What It’s Like To Visit a WW2 Concentration Camp – Our Visit to Dachau
Dachau. You’re probably thinking to yourself right now – “What the heck is Dachau?” Well, I hope after reading more below you remember or learn something you didn’t know before you came here to read this. Sometimes part of traveling is seeing history, and sometimes that history is terrible.
Dachau is a town in the German state of Bavaria which is located in the Southern part of Germany, near Munich. It also is the home to a disturbing, yet tremendous piece of history – The Dachau Concentration Camp. Opening in 1933, this was one of Adolf Hitler’s longest running concentration camps. Most people have heard of Auschwitz (in Poland), which was the largest camp, so Dachau can sometimes be overshadowed and forgotten.
I had heard of Dachau before visiting because it was covered in a Holocaust History class I took in College. To sum up the somber details, so many people (thousands upon thousands) died at this camp due to extremely poor working conditions, sickness, and experimental testing, just to name a few. Unlike Auschwitz, Dachau was not made to be an extermination camp, although they did install the gas chambers here. It is believed these gas chambers were never used for mass extermination, but were probably used for experimental testing.
Dachau is an easy half day trip from Munich via train, and something that you can do on your own. Board the S2 Peterhausen train from Munich for a ride of approximately 20 minutes to Dachau. When exiting the train station, walk across the street to the bus stop. Take bus 724 or 726 to the end of the line. When you arrive, get a map upon arrival so you know which buildings are which as you walk through. There is also an audio guide for a small fee. It is free to walk around the grounds.

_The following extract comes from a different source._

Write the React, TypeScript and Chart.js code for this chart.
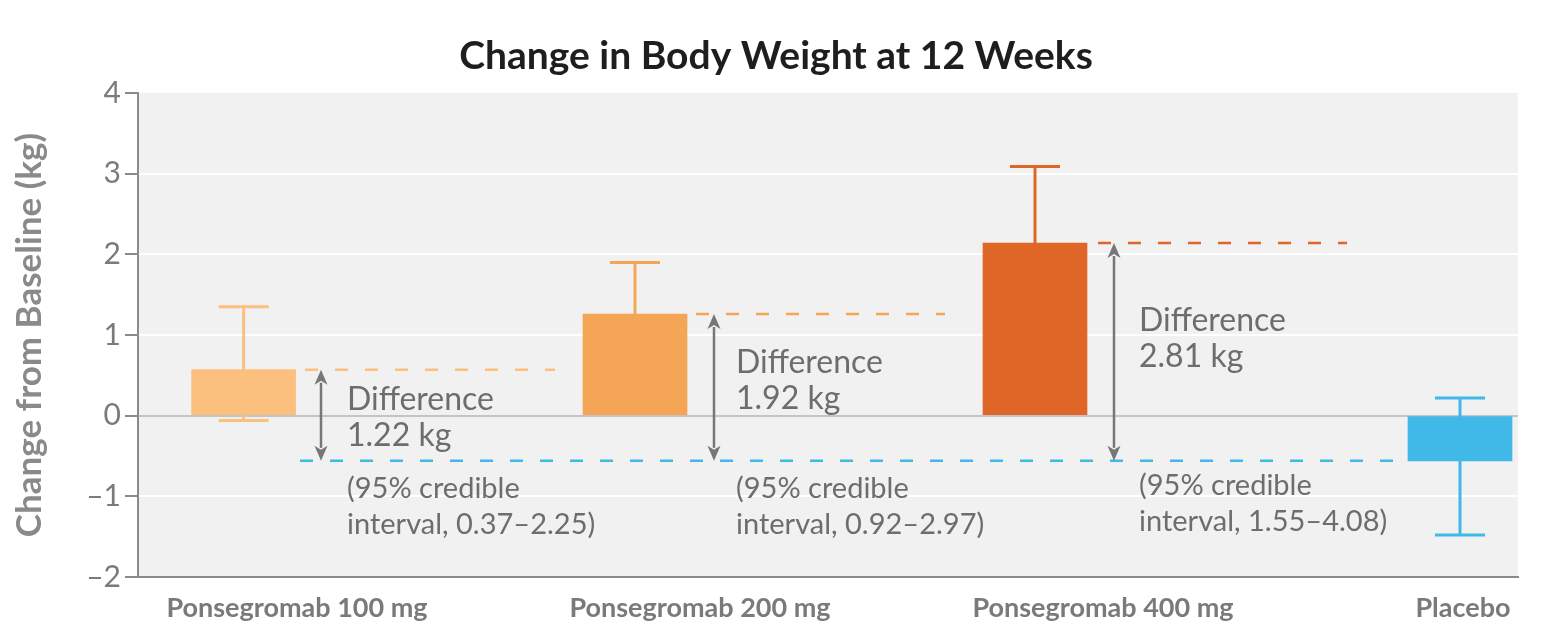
import React, { useEffect, useRef } from "react";
import { Chart, registerables } from "chart.js";

Chart.register(...registerables);

// ---------- data ----------
const CATEGORIES = ["Ponsegromab 100 mg", "Ponsegromab 200 mg", "Ponsegromab 400 mg", "Placebo"];
const MEAN_CHANGE = [0.57, 1.26, 2.14, -0.56];
const CI_UPPER = [1.35, 1.9, 3.09, 0.22];
const CI_LOWER: (number | null)[] = [-0.06, null, null, -1.48];
const DIFFERENCE_KG = ["1.22", "1.92", "2.81"];
const CREDIBLE_INTERVALS = ["0.37\u20132.25", "0.92\u20132.97", "1.55\u20134.08"];
const Y_TICKS = [-2, -1, 0, 1, 2, 3, 4];
const BAR_COLORS = ["#fcc07e", "#f5a556", "#e06627", "#40b8e8"];

// ---------- layout (x in layout units along a linear axis) ----------
const X_MAX = 3.45;
const BAR_POS = [0.264, 1.2425, 2.2425, 3.305];
const LABEL_POS = [0.3975, 1.405, 2.4125, 3.3125];
const DASH_SPANS = [
  [0.4175, 1.0425],
  [1.395, 2.0175],
  [2.4, 3.0225],
];
const PLACEBO_DASH_SPAN = [0.405, 3.175];
const ARROW_X = [0.4575, 1.44, 2.44];
const TEXT_X = [0.5225, 1.495, 2.5025];
const DIFF_TEXT_Y = [0.074, 0.533, 1.053];
const CI_TEXT_Y = [-1.016, -1.016, -0.979];

const FONT = "Lato, 'Noto Sans', sans-serif";

export default function App() {
  const ref = useRef<HTMLCanvasElement | null>(null);

  useEffect(() => {
    const canvas = ref.current;
    if (!canvas) return;

    const placeboIdx = 3;

    const bgPlugin = {
      id: "bg",
      beforeDraw(chart: any) {
        const { ctx, chartArea } = chart;
        ctx.save();
        ctx.fillStyle = "#f1f1f1";
        ctx.fillRect(chartArea.left, chartArea.top, chartArea.right - chartArea.left, chartArea.bottom - chartArea.top);
        ctx.restore();
      },
    };

    const titlePlugin = {
      id: "customTitle",
      afterDraw(chart: any) {
        const { ctx } = chart;
        ctx.save();
        ctx.font = `bold 39px ${FONT}`;
        ctx.fillStyle = "#1e1e1e";
        ctx.textAlign = "center";
        ctx.textBaseline = "alphabetic";
        ctx.fillText("Change in Body Weight at 12 Weeks", 776, 69);
        ctx.restore();
      },
    };

    const errorBarPlugin = {
      id: "errorBars",
      beforeDatasetsDraw(chart: any) {
        const { ctx } = chart;
        const xs = chart.scales.x;
        const ys = chart.scales.y;
        ctx.save();
        ctx.lineWidth = 3;
        for (let i = 0; i < CATEGORIES.length; i++) {
          const x = xs.getPixelForValue(BAR_POS[i]);
          const yU = ys.getPixelForValue(CI_UPPER[i]);
          const low = CI_LOWER[i];
          const yL = ys.getPixelForValue(low === null ? MEAN_CHANGE[i] : low);
          ctx.strokeStyle = BAR_COLORS[i];
          ctx.beginPath();
          ctx.moveTo(x, yU);
          ctx.lineTo(x, yL);
          ctx.stroke();
          ctx.beginPath();
          ctx.moveTo(x - 25, yU);
          ctx.lineTo(x + 25, yU);
          if (low !== null) {
            ctx.moveTo(x - 25, yL);
            ctx.lineTo(x + 25, yL);
          }
          ctx.stroke();
        }
        ctx.restore();
      },
    };

    const annotationPlugin = {
      id: "annotations",
      afterDatasetsDraw(chart: any) {
        const { ctx } = chart;
        const xs = chart.scales.x;
        const ys = chart.scales.y;
        ctx.save();
        const yBase = ys.getPixelForValue(MEAN_CHANGE[placeboIdx]);
        for (let i = 0; i < DIFFERENCE_KG.length; i++) {
          const x = xs.getPixelForValue(ARROW_X[i]);
          const yTop = ys.getPixelForValue(MEAN_CHANGE[i]);
          const head = 15;
          const hw = 6.5;
          ctx.strokeStyle = "#777777";
          ctx.fillStyle = "#777777";
          ctx.lineWidth = 2.5;
          ctx.beginPath();
          ctx.moveTo(x, yTop + head - 2);
          ctx.lineTo(x, yBase - head + 2);
          ctx.stroke();
          ctx.beginPath();
          ctx.moveTo(x, yTop);
          ctx.lineTo(x - hw, yTop + head);
          ctx.lineTo(x, yTop + head - 4);
          ctx.lineTo(x + hw, yTop + head);
          ctx.closePath();
          ctx.fill();
          ctx.beginPath();
          ctx.moveTo(x, yBase);
          ctx.lineTo(x - hw, yBase - head);
          ctx.lineTo(x, yBase - head + 4);
          ctx.lineTo(x + hw, yBase - head);
          ctx.closePath();
          ctx.fill();

          const tx = xs.getPixelForValue(TEXT_X[i]);
          ctx.fillStyle = "#6d6d6d";
          ctx.textAlign = "left";
          ctx.textBaseline = "alphabetic";
          ctx.font = `32px ${FONT}`;
          const dy = ys.getPixelForValue(DIFF_TEXT_Y[i]);
          ctx.fillText("Difference", tx, dy);
          ctx.fillText(`${DIFFERENCE_KG[i]} kg`, tx, dy + 36);
          ctx.font = `29px ${FONT}`;
          const cy = ys.getPixelForValue(CI_TEXT_Y[i]);
          ctx.fillText("(95% credible", tx, cy);
          ctx.fillText(`interval, ${CREDIBLE_INTERVALS[i]})`, tx, cy + 36);
        }
        ctx.restore();
      },
    };

    const dashDatasets: any[] = DASH_SPANS.map((span, i) => ({
      type: "line",
      data: [
        { x: span[0], y: MEAN_CHANGE[i] },
        { x: span[1], y: MEAN_CHANGE[i] },
      ],
      borderColor: BAR_COLORS[i],
      borderWidth: 2.5,
      borderDash: [13, 17],
      pointRadius: 0,
      fill: false,
      order: 1,
    }));
    dashDatasets.push({
      type: "line",
      data: [
        { x: PLACEBO_DASH_SPAN[0], y: MEAN_CHANGE[placeboIdx] },
        { x: PLACEBO_DASH_SPAN[1], y: MEAN_CHANGE[placeboIdx] },
      ],
      borderColor: BAR_COLORS[placeboIdx],
      borderWidth: 2.5,
      borderDash: [13, 17],
      pointRadius: 0,
      fill: false,
      order: 1,
    });

    const chart = new Chart(canvas, {
      type: "bar",
      data: {
        datasets: [
          {
            type: "bar",
            data: BAR_POS.map((x, i) => ({ x, y: MEAN_CHANGE[i] })),
            backgroundColor: BAR_COLORS,
            borderWidth: 0,
            barThickness: 104,
            order: 2,
          } as any,
          ...dashDatasets,
        ],
      },
      options: {
        animation: false,
        responsive: false,
        maintainAspectRatio: false,
        layout: { padding: { left: 0, right: 28, top: 93, bottom: 0 } },
        plugins: {
          legend: { display: false },
          tooltip: { enabled: false },
          title: { display: false },
        },
        scales: {
          x: {
            type: "linear",
            min: 0,
            max: X_MAX,
            offset: false,
            grid: { display: false, drawTicks: false },
            border: { display: true, color: "#8a8a8a", width: 2 },
            afterBuildTicks: (s: any) => {
              s.ticks = LABEL_POS.map((v) => ({ value: v }));
            },
            afterFit: (s: any) => {
              s.height = 60;
            },
            ticks: {
              autoSkip: false,
              maxRotation: 0,
              minRotation: 0,
              padding: 15,
              color: "#7a7a7a",
              font: { family: FONT, size: 27, weight: "bold" },
              callback: (_v: any, i: number) => CATEGORIES[i],
            },
          },
          y: {
            type: "linear",
            min: -2,
            max: 4,
            afterBuildTicks: (s: any) => {
              s.ticks = Y_TICKS.map((v) => ({ value: v }));
            },
            afterFit: (s: any) => {
              s.width = 138;
            },
            grid: {
              color: (c: any) => {
                const v = c.tick ? c.tick.value : null;
                if (v === 0) return "#c4c4c4";
                if (v === 4 || v === -2) return "rgba(0,0,0,0)";
                return "#ffffff";
              },
              lineWidth: 2,
              drawTicks: true,
              tickLength: 13,
              tickColor: "#8a8a8a",
              tickWidth: 2,
            },
            border: { display: true, color: "#8a8a8a", width: 2 },
            ticks: {
              padding: 4,
              color: "#7b7b7b",
              font: { family: FONT, size: 30 },
              callback: (v: any) => (Number(v) < 0 ? "\u2013" + Math.abs(Number(v)) : String(v)),
            },
            title: {
              display: true,
              text: "Change from Baseline (kg)",
              color: "#8a8a8a",
              font: { family: FONT, size: 35, weight: "bold" },
              padding: { top: 9, bottom: 0 },
            },
          },
        },
      } as any,
      plugins: [bgPlugin, errorBarPlugin, annotationPlugin, titlePlugin],
    });

    return () => chart.destroy();
  }, []);

  return (
    <div style={{ position: "absolute", left: 0, top: 0, width: 1546, height: 637, background: "#ffffff" }}>
      <canvas ref={ref} width={1546} height={637} style={{ width: 1546, height: 637, display: "block" }} />
    </div>
  );
}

The whole day set the stage for our visit, as the sky was solid gray in color, and it was lightly snowing/drizzling. Sad and depressing. It’s hard to keep somber thoughts from creeping in on how we arrived on a train that had cushioned seats and how we would also be departing this camp. During the opening of the camp, Jews coming to the camp for a permanent stay arrived like cattle in a train car with enough room to stand, and most would not be departing (let alone have any idea what was to come of them).

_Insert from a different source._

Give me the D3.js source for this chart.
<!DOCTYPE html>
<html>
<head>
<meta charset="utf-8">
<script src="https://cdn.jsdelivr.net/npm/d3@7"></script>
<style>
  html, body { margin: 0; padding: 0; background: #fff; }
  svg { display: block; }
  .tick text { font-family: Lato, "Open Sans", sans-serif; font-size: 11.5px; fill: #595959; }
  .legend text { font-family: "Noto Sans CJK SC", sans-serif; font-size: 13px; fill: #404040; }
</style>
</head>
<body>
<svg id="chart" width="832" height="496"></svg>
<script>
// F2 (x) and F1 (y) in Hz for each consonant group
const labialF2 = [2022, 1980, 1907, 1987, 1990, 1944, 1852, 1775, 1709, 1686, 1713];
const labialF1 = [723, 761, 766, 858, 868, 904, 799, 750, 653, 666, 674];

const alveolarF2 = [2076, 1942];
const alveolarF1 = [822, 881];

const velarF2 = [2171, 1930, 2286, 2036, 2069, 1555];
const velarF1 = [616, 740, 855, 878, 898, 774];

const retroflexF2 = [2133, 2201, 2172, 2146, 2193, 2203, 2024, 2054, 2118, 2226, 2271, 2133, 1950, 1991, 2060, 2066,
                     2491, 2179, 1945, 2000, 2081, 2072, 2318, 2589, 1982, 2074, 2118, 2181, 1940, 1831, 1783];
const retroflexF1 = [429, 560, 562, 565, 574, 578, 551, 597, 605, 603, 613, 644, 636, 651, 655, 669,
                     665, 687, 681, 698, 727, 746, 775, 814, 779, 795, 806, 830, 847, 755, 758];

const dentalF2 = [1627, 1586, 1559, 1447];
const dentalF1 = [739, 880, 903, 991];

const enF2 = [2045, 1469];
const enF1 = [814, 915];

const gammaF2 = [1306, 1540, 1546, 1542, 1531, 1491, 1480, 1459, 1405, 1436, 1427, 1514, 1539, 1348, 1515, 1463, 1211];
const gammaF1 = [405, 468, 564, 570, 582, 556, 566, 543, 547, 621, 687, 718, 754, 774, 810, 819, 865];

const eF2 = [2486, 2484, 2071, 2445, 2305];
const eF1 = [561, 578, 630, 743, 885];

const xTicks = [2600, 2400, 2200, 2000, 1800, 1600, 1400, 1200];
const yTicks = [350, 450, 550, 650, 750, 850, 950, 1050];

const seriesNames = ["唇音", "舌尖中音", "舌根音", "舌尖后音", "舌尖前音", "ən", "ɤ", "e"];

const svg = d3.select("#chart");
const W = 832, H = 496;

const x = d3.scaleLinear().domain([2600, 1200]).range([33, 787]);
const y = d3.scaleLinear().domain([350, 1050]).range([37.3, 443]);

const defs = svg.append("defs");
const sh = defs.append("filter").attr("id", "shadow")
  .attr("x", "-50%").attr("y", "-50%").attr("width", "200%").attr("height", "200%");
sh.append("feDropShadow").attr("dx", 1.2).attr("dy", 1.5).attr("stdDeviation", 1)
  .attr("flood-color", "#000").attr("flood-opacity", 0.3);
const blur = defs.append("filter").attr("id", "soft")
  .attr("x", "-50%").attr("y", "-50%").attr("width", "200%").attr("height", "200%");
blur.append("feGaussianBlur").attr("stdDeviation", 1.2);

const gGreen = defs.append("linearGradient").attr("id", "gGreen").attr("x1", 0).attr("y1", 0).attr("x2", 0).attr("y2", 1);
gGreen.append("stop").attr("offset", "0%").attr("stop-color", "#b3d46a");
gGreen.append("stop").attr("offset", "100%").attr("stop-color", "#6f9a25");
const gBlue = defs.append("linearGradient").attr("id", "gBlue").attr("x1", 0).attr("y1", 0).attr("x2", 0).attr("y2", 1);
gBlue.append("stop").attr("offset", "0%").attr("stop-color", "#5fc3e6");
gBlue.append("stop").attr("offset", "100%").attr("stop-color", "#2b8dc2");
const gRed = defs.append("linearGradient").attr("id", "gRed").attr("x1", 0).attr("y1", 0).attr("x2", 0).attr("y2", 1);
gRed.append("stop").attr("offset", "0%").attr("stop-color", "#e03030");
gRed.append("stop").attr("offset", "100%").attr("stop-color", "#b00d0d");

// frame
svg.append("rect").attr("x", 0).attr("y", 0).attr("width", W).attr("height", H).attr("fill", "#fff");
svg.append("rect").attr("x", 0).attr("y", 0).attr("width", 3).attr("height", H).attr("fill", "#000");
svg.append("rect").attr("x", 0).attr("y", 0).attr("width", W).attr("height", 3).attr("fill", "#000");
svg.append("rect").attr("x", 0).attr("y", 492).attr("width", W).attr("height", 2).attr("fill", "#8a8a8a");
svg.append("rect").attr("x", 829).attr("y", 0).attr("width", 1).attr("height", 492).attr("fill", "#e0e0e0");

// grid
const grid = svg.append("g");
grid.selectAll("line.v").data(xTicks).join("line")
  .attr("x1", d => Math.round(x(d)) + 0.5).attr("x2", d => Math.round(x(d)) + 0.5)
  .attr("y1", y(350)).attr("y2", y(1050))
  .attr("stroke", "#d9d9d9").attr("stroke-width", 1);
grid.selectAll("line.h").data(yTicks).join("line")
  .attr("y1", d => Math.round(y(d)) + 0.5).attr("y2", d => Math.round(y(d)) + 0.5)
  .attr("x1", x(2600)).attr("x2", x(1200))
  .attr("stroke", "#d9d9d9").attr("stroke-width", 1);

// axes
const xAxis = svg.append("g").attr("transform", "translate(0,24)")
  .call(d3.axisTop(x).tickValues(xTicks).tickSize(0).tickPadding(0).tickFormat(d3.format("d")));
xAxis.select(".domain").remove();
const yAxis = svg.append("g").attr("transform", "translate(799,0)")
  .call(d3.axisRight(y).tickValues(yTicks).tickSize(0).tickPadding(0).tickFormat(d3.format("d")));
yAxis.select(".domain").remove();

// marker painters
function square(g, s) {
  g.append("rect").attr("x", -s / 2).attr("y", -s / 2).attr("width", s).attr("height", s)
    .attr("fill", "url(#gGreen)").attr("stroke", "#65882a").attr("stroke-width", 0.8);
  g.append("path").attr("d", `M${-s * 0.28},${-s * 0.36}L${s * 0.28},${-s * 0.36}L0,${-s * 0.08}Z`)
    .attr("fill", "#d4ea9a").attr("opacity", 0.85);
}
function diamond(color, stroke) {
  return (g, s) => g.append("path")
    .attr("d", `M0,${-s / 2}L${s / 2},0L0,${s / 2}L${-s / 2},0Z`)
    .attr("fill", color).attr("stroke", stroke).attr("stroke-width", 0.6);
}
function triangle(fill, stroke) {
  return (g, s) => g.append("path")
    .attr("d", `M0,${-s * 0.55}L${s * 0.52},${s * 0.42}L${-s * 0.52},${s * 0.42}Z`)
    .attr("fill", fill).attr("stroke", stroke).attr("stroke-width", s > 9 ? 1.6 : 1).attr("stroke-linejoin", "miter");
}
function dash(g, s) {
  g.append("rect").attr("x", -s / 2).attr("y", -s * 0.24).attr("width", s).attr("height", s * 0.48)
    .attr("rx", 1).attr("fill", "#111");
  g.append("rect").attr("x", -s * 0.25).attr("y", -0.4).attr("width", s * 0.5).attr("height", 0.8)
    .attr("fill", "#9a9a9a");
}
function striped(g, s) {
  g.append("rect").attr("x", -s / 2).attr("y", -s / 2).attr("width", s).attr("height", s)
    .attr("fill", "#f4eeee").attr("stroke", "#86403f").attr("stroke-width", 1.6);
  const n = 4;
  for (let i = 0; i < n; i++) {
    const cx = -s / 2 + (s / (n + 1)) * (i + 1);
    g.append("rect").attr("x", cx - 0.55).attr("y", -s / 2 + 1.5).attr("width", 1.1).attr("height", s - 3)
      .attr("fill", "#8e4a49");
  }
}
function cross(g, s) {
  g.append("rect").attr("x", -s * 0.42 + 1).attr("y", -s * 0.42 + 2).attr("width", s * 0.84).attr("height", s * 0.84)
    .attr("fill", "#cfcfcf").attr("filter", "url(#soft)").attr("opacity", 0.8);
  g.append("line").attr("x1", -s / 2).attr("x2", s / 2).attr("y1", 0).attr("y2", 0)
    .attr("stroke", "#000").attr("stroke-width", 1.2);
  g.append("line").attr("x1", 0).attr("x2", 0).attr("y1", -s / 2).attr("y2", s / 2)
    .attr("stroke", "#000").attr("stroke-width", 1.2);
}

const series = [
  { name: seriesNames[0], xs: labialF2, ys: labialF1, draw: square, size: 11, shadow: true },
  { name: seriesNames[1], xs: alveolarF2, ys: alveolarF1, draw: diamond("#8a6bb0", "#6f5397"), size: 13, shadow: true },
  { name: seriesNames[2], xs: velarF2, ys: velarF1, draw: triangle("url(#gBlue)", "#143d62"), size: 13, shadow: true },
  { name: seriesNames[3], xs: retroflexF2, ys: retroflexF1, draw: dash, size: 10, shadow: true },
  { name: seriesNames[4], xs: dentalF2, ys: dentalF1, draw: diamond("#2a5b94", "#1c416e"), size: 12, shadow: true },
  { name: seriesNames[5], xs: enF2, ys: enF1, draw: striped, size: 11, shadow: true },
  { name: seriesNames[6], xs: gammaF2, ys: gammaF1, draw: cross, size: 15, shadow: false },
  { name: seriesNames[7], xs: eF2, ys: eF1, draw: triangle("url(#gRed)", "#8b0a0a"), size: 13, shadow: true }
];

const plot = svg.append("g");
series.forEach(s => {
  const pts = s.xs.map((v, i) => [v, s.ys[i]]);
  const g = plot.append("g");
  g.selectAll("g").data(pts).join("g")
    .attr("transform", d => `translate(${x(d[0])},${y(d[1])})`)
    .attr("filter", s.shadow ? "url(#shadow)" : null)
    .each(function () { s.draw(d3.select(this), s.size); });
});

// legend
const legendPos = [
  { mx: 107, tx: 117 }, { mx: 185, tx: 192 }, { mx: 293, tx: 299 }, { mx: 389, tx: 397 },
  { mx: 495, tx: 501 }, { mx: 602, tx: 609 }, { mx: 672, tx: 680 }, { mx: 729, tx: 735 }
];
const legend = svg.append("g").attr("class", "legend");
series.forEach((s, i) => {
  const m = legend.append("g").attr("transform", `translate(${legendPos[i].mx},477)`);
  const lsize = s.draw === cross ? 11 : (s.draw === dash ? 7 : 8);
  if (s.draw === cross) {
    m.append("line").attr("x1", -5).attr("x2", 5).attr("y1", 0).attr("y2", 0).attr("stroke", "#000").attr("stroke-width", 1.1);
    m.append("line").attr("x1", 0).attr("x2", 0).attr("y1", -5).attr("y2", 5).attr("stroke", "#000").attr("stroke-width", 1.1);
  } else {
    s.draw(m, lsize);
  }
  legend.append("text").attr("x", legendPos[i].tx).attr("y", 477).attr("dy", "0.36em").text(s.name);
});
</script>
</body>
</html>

I expected to see the famous “Arbeit macht frei” sign upon entering the camp. I first learned of this sign/phrase by recalling that I’ve seen pictures of it printed in my grade school history class books. I was surprised to see that it was not there. This slogan translates to “Work makes you free.” So many of these people had no idea what was to become of them. I dug a little more into the door/sign missing and discovered that it was stolen. Since my visit to Dachau, the iron gates with the slogan have been found in Norway and have since been put back in place.

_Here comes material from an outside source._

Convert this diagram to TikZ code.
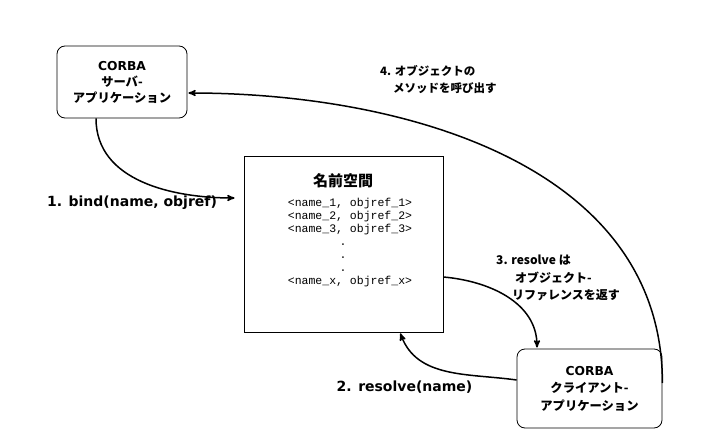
\documentclass[tikz,border=0pt]{standalone}
\usepackage{fontspec}
\newfontfamily\jpfont{Noto Sans CJK JP}
\newfontfamily\dvfont{DejaVu Sans}
\newfontfamily\monofont{Liberation Mono}
\usetikzlibrary{arrows}

\begin{document}
\begin{tikzpicture}[>=stealth',shorten >=1pt,auto,x=1pt,y=1pt,
    app/.style={draw,rounded corners=8pt,line width=0.8pt,align=center,
      font=\jpfont\bfseries\fontsize{12.3}{16}\selectfont},
    lbl/.style={font=\dvfont\bfseries\fontsize{14}{17}\selectfont},
    jplbl/.style={align=left,inner sep=0pt,font=\jpfont\bfseries\fontsize{12}{17.5}\selectfont},
    call/.style={->,line width=1.5pt}]

                \useasboundingbox (0,0) rectangle (720,445);

                \node[app,minimum width=130pt,minimum height=72pt] (srv) at (122,363)
                    {{\dvfont CORBA}\\サーバ-\\アプリケーション};

                \node[app,minimum width=145pt,minimum height=79pt,
                    font=\jpfont\bfseries\fontsize{12.3}{17.5}\selectfont] (cli) at (589.5,56.5)
                    {{\dvfont CORBA}\\クライアント-\\アプリケーション};

                \node[draw,line width=0.8pt,minimum width=199pt,minimum height=176pt] (ns) at (343.5,201) {};

                \node[font=\jpfont\bfseries\fontsize{15}{18}\selectfont] (nstitle) at (343,264) {名前空間};

                \node[align=center,font=\monofont\fontsize{11.5}{13}\selectfont] (nslist) at (350,202)
                    {<name\_1, objref\_1>\\<name\_2, objref\_2>\\<name\_3, objref\_3>\\
                     \hspace*{-14pt}.\\\hspace*{-14pt}.\\\hspace*{-14pt}.\\<name\_x, objref\_x>};

                \node[lbl] (bindlbl) at (132,242) {1. bind(name, objref)};

                \node[lbl] (reslbl) at (404.5,58) {2. resolve(name)};

                \node[jplbl,anchor=north west] (retlbl) at (496,190)
                    {3. resolve は\\\hspace*{19pt}オブジェクト-\\\hspace*{16pt}リファレンスを返す};

                \node[jplbl,anchor=north west,font=\jpfont\bfseries\fontsize{11.5}{17}\selectfont] (invlbl) at (380,380)
                    {4. オブジェクトの\\\hspace*{13pt}メソッドを呼び出す};

                \coordinate (bindend) at ([shift={(-8pt,46pt)}]ns.west);

                \path[call] ([xshift=-26pt]srv.south) edge [out=-90,in=180] (bindend)

                            ([yshift=8.5pt]cli.west) edge [out=172,in=-70] ([xshift=56.5pt]ns.south)

                            ([yshift=-33pt]ns.east) edge [out=-5,in=90] ([xshift=-52.5pt]cli.north)

                            ([yshift=5.5pt]cli.east) edge [out=90,in=0] ([yshift=-11pt]srv.east);

            \end{tikzpicture}
\end{document}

Before you squint and try to read the text on the International Memorial pictured above, here is a much easier-to-read copy of it:
“May the example of those who were exterminated here between 1933 and 1945 because they resisted Nazism help to unite the living for the defense of peace and freedom and in respect for their fellow men.” The monument was created under the assumption that the visitor would take the same path that prisoners had once walked, entering through what used to be the Jourhaus. This entrance that the prisoners were forced to use was to be the entrance that survivors would later re-enter as free people.
(From: KZ-Gedenkstätte Dachau website.)
Hidden in the middle of the dark despair above, the Iron grouping in the center of the picture is the International Monument (representative of skeletons hanging from barbed wire) dedicated by an artist/former prisoner in the 1960’s as a Monument reminder – “Never Again.”
The Bunkers above, unlike the Barracks, were for the really bad prisoners – i.e. someone that might have tried to assassinate Hitler. Think of these more as “standing room only” arrangements. I mean that literally! The rooms were not even large enough for the people inside to sit down. We were told that the prisoners inside were kept there for days. After the Bunkers, we were really ready to leave. We had seen enough. It is difficult to really describe how we felt as we walked through this place. We walked around with heavy hearts and feelings of sorrow for those who endured places like this and Auschwitz; and yet we also felt grateful that we were able to see Dachau, relatively unchanged.
All in all, this was a surreal experience that most people don’t get the opportunity to do often (if ever) and something I won’t ever forget.